The quality of a white wine is positively and slightly correlated with alcohol and negatively correlated with density. The variables chlorides and volatile acidity also correlate with the price but less strongly than alcohol and density. Either alcohol or density could be used in a model to predict the quality of white wines, however, both variables should not be used since they show perfect correlation.
from this plot, we can see the residual sugar has strong negative relation with alcohol, but these is no obvious relation with quality.
##
## Call:
## lm(formula = df$quality ~ df$alcohol + df$density)
##
## Residuals:
## Min 1Q Median 3Q Max
## -3.5670 -0.5242 -0.0003 0.4881 3.0898
##
## Coefficients:
## Estimate Std. Error t value Pr(>|t|)
## (Intercept) -22.49170 6.16503 -3.648 0.000267 ***
## df$alcohol 0.36036 0.01478 24.389 < 2e-16 ***
## df$density 24.72842 6.07937 4.068 4.82e-05 ***
## ---
## Signif. codes: 0 '***' 0.001 '**' 0.01 '*' 0.05 '.' 0.1 ' ' 1
##
## Residual standard error: 0.796 on 4895 degrees of freedom
## Multiple R-squared: 0.1925, Adjusted R-squared: 0.1921
## F-statistic: 583.3 on 2 and 4895 DF, p-value: < 2.2e-16
same as the residual sugar. density has relation with alcohol, but there is no obvious relation with quality
##
## Call:
## lm(formula = df$quality ~ df$alcohol + df$chlorides)
##
## Residuals:
## Min 1Q Median 3Q Max
## -3.5575 -0.5179 -0.0143 0.4913 3.1295
##
## Coefficients:
## Estimate Std. Error t value Pr(>|t|)
## (Intercept) 2.861231 0.116382 24.585 < 2e-16 ***
## df$alcohol 0.297669 0.009906 30.051 < 2e-16 ***
## df$chlorides -2.470822 0.557945 -4.428 9.7e-06 ***
## ---
## Signif. codes: 0 '***' 0.001 '**' 0.01 '*' 0.05 '.' 0.1 ' ' 1
##
## Residual standard error: 0.7958 on 4895 degrees of freedom
## Multiple R-squared: 0.193, Adjusted R-squared: 0.1926
## F-statistic: 585.2 on 2 and 4895 DF, p-value: < 2.2e-16
I cannot find any features can strengthen each other. there’s an absence of strong correlations
Yes, almost all the features do not have strong relations with quality of white wines.
Yes, I created a linear model starting from the quality and the alcohol.
The variables in the linear model account for 18.96% of the variance in the quality of white wines. The addition of the density variable to the model slightly improves the R^2 value to 19.2%.
Limitation: It cannot explain a lot of the quality variance. Strength: All the variables are significant. it mean the alcohol percentage and density can affect the quality of the white wines.

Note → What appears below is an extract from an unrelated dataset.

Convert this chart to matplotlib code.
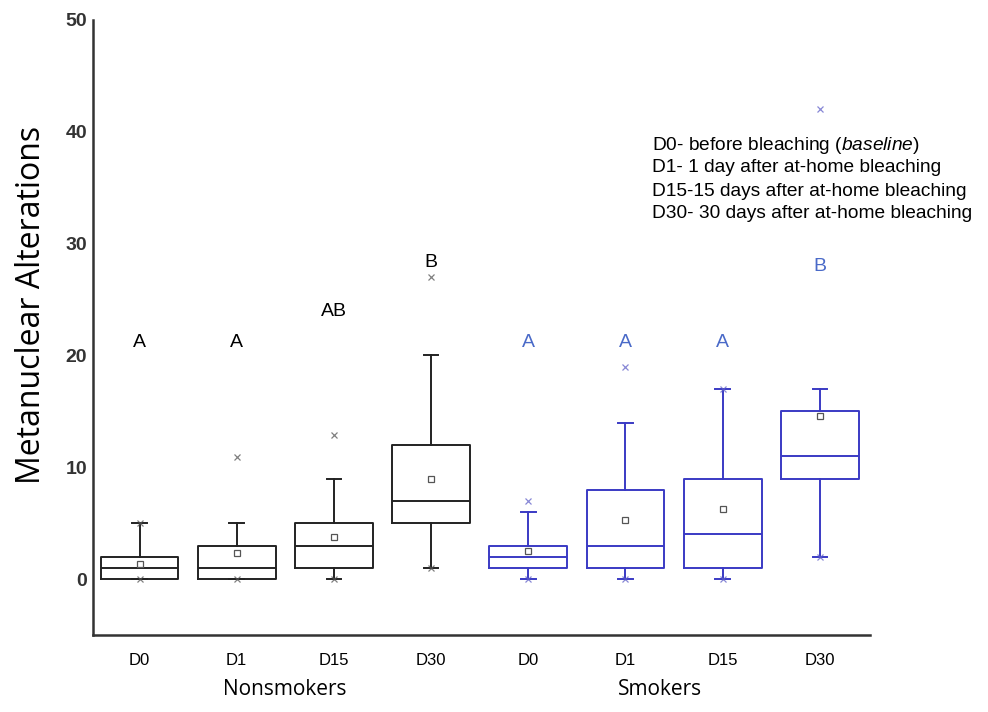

The distribution of white wines quality appears to be normal. The largest amound white wines’ quality is 6, the middle one.

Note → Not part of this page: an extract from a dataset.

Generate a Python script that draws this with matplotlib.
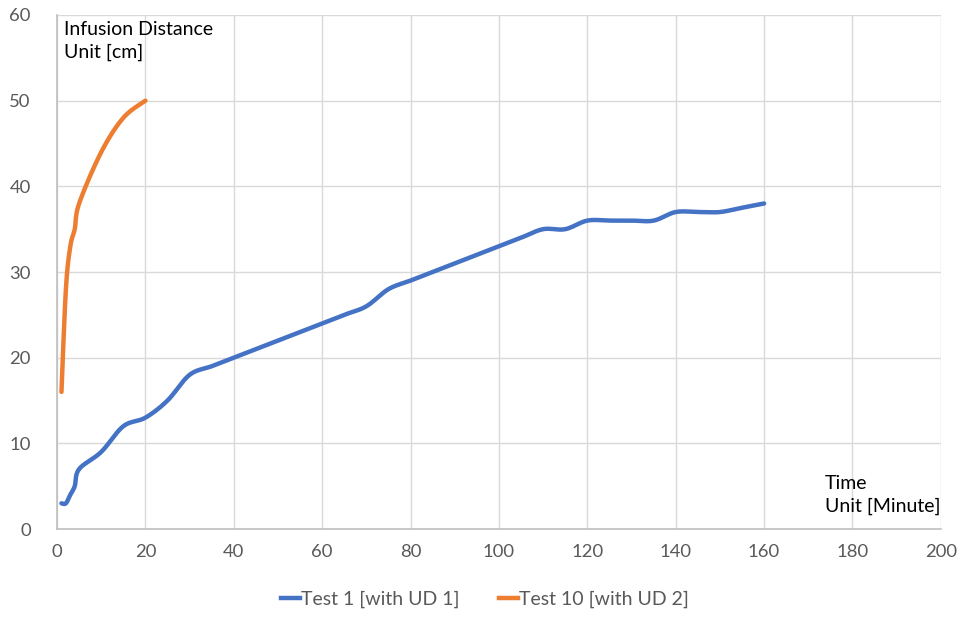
import numpy as np
import matplotlib
matplotlib.use("Agg")
import matplotlib.pyplot as plt
from matplotlib.lines import Line2D

plt.rcParams['font.family'] = ['Lato', 'DejaVu Sans']

# ---- data ----
t1_time = [1, 2, 3, 4, 5, 10, 15, 20, 25, 30, 35, 40, 45, 50, 55, 60, 65, 70, 75, 80,
           85, 90, 95, 100, 105, 110, 115, 120, 125, 130, 135, 140, 145, 150, 155, 160]
t1_dist = [3, 3, 4, 5, 7, 9, 12, 13, 15, 18, 19, 20, 21, 22, 23, 24, 25, 26, 28, 29,
           30, 31, 32, 33, 34, 35, 35, 36, 36, 36, 36, 37, 37, 37, 37.5, 38]
t10_time = [1, 2, 3, 4, 5, 10, 15, 20]
t10_dist = [16, 28, 33, 35, 38, 44, 48, 50]
series_names = ["Test 1 [with UD 1]", "Test 10 [with UD 2]"]
x_ticks = [0, 20, 40, 60, 80, 100, 120, 140, 160, 180, 200]
y_ticks = [0, 10, 20, 30, 40, 50, 60]

BLUE = "#4472C4"
ORANGE = "#ED7D31"


def smooth(x, y, n=20):
    """Catmull-Rom style smoothing similar to Excel 'smoothed line'."""
    x = np.asarray(x, float)
    y = np.asarray(y, float)
    P = np.column_stack([x, y])
    P = np.vstack([P[0], P, P[-1]])
    out = []
    for i in range(1, len(P) - 2):
        p0, p1, p2, p3 = P[i - 1], P[i], P[i + 1], P[i + 2]
        c1 = p1 + (p2 - p0) / 6.0
        c2 = p2 - (p3 - p1) / 6.0
        s = np.linspace(0, 1, n)[:, None]
        seg = ((1 - s) ** 3) * p1 + 3 * ((1 - s) ** 2) * s * c1 + 3 * (1 - s) * s ** 2 * c2 + s ** 3 * p2
        out.append(seg if i == 1 else seg[1:])
    out = np.vstack(out)
    return out[:, 0], out[:, 1]


fig = plt.figure(figsize=(9.62, 6.17), dpi=100)
ax = fig.add_axes([0.0593, 0.1426, 0.9187, 0.8331])

sx, sy = smooth(t1_time, t1_dist)
ax.plot(sx, sy, color=BLUE, lw=3.2, solid_capstyle='round', zorder=3)
sx, sy = smooth(t10_time, t10_dist)
ax.plot(sx, sy, color=ORANGE, lw=3.2, solid_capstyle='round', zorder=3)

ax.set_xlim(0, 200)
ax.set_ylim(0, 60)
ax.set_xticks(x_ticks)
ax.set_yticks(y_ticks)
ax.grid(True, color="#d9d9d9", lw=1.0)
ax.set_axisbelow(True)
for s in ["top", "right"]:
    ax.spines[s].set_visible(False)
for s in ["left", "bottom"]:
    ax.spines[s].set_color("#bfbfbf")
    ax.spines[s].set_linewidth(1.2)
ax.tick_params(length=0, labelsize=13.3, labelcolor="#595959")
ax.tick_params(axis='y', pad=19)
ax.tick_params(axis='x', pad=11)

ax.text(0.008, 0.988, "Infusion Distance\nUnit [cm]", transform=ax.transAxes,
        ha='left', va='top', fontsize=14, color='black', linespacing=1.4)
ax.text(0.869, 0.105, "Time\nUnit [Minute]", transform=ax.transAxes,
        ha='left', va='top', fontsize=14, color='black', linespacing=1.4)

handles = [Line2D([0], [0], color=BLUE, lw=3.2), Line2D([0], [0], color=ORANGE, lw=3.2)]
leg = fig.legend(handles, series_names, loc='center', bbox_to_anchor=(0.504, 0.028),
                 ncol=2, frameon=False, fontsize=14, handlelength=1.0,
                 handletextpad=0.05, columnspacing=2.0)
for t in leg.get_texts():
    t.set_color("#595959")

fig.savefig("out.png", dpi=100)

white wines with high alcohol have the high quality.
The white wines data set contains information on 4,898 thousand white wines across 13 variables. I started by understanding the individual variables in the data set, and then I explored interesting questions and leads as I continued to make observations on plots. Eventually, I explored the quality of white wines across many variables and created a linear model to predict white wines quality.

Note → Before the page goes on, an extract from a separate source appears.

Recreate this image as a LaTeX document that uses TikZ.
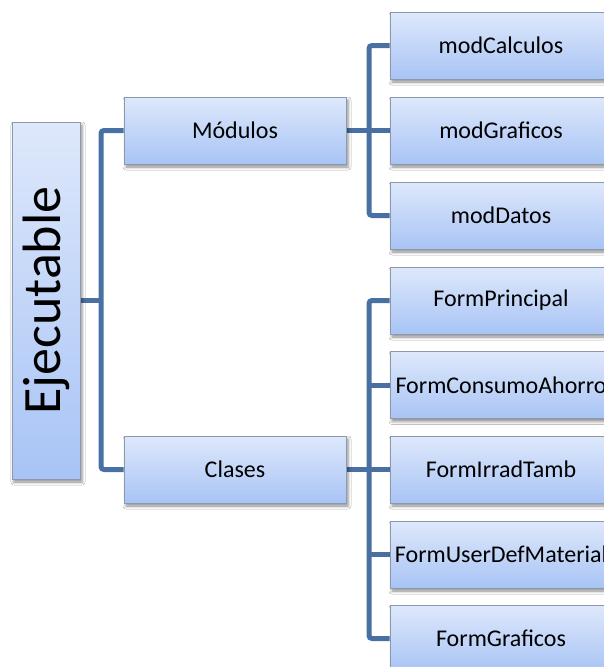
\documentclass[tikz,border=0pt]{standalone}
\usepackage{fontspec}
\setmainfont{Carlito}
\usetikzlibrary{shadows.blur,backgrounds}
\definecolor{boxtop}{RGB}{222,232,251}
\definecolor{boxbot}{RGB}{168,196,245}
\definecolor{boxline}{RGB}{140,152,172}
\definecolor{linkblue}{RGB}{72,112,162}
\tikzset{
  box/.style={draw=boxline, line width=0.8pt, top color=boxtop, bottom color=boxbot,
    minimum width=222pt, minimum height=67pt, inner sep=0pt, text=black,
    font=\fontsize{24}{28}\selectfont,
    blur shadow={shadow xshift=2pt, shadow yshift=-3pt, shadow blur radius=3pt, shadow opacity=45}},
  rootbox/.style={box, minimum width=68pt, minimum height=357pt,
    font=\fontsize{54}{60}\selectfont},
  link/.style={draw=linkblue, line width=5pt, rounded corners=3pt}
}
\begin{document}
\begin{tikzpicture}[x=1pt,y=-1pt]
  \useasboundingbox (0,0) rectangle (604,667);
  \clip (0,0) rectangle (604,667);

  % root and second level
  \node[rootbox] (exe) at (46,300.5) {\rotatebox{90}{Ejecutable}};
  \node[box] (mods) at (235,130.5) {Módulos};
  \node[box] (cls)  at (235,469.5) {Clases};

  % modules
  \node[box] (mcalc) at (501,45.5)  {modCalculos};
  \node[box] (mgraf) at (501,130.5) {modGraficos};
  \node[box] (mdat)  at (501,215.5) {modDatos};

  % classes
  \node[box] (fp)  at (501,300.5) {FormPrincipal};
  \node[box] (fca) at (501,385)   {FormConsumoAhorro};
  \node[box] (fi)  at (501,469.5) {FormIrradTamb};
  \node[box] (fu)  at (501,554.5) {FormUserDefMaterial};
  \node[box] (fg)  at (501,638.5) {FormGraficos};

  % junction points of the tree lines
  \coordinate (j1) at (101,300.5);
  \coordinate (j2) at (369,130.5);
  \coordinate (j3) at (369,469.5);

  \begin{scope}[on background layer]
    \fill[white] (0,0) rectangle (604,667);
    \draw[link] (exe.east) -- (j1);
    \draw[link] (mods.west) -| (j1) |- (cls.west);

    \draw[link] (mods.east) -- (mgraf.west);
    \draw[link] (mcalc.west) -| (j2) |- (mdat.west);

    \draw[link] (cls.east) -- (fi.west);
    \draw[link] (fp.west) -| (j3) |- (fg.west);
    \draw[link] (j3 |- fca.west) -- (fca.west);
    \draw[link] (j3 |- fu.west) -- (fu.west);
  \end{scope}
\end{tikzpicture}
\end{document}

There was a blurry trend between the density or alcohol percentage and its quality. I was surprised that volatile acidity and citric acid did not have a strong positive correlation with quality.
Some limitations of this model:I struggled trying to increase the R^2 of the model. but without any additional findings of the strong relation with quality, my model can only explain 19.2 percentage of the quality variance.